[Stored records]
****************

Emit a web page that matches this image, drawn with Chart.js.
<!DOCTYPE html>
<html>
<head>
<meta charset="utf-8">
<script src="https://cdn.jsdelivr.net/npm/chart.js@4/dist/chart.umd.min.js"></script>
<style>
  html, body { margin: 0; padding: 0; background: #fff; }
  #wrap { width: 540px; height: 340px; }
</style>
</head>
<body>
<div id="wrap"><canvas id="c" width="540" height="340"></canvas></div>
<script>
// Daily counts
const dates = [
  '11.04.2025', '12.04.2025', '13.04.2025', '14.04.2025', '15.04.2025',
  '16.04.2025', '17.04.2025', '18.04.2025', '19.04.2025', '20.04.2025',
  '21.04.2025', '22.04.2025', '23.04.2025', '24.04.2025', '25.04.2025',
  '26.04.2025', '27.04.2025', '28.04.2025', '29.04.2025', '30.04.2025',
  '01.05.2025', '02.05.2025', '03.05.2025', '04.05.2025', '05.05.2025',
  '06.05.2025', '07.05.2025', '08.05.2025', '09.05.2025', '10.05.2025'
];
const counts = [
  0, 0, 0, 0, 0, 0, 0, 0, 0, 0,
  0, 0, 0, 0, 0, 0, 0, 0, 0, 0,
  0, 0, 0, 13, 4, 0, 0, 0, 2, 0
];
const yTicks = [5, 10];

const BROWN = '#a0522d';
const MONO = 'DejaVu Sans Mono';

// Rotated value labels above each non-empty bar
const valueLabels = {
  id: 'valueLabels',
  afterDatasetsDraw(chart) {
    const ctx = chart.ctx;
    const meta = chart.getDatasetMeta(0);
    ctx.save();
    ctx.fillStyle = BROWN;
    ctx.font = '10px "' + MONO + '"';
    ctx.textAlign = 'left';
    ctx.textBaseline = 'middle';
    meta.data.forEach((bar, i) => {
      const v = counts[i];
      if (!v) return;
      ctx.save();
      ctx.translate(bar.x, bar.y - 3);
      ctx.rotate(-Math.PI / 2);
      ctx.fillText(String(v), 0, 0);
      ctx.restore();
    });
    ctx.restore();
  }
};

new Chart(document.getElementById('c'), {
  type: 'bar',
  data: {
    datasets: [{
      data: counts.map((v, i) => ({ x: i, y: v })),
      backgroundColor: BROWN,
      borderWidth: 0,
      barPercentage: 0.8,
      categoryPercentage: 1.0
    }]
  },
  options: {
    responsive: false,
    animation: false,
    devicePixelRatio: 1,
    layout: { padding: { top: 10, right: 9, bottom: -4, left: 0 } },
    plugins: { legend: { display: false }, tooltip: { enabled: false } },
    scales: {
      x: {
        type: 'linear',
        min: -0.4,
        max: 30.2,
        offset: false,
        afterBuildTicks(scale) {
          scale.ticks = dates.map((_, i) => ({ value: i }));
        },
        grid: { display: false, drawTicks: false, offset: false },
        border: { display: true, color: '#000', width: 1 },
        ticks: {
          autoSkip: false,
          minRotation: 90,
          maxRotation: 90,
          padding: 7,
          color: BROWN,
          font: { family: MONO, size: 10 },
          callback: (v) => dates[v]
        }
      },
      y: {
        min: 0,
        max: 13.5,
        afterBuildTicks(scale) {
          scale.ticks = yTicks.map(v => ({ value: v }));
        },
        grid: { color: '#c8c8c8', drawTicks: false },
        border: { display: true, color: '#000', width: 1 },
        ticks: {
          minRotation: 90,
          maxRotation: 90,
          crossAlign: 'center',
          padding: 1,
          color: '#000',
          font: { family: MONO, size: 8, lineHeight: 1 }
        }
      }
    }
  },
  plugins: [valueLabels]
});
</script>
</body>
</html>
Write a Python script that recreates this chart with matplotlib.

****************

Your goal: Report how many lines of the listing hold the word "this", with nothing but the number.

Task result: 2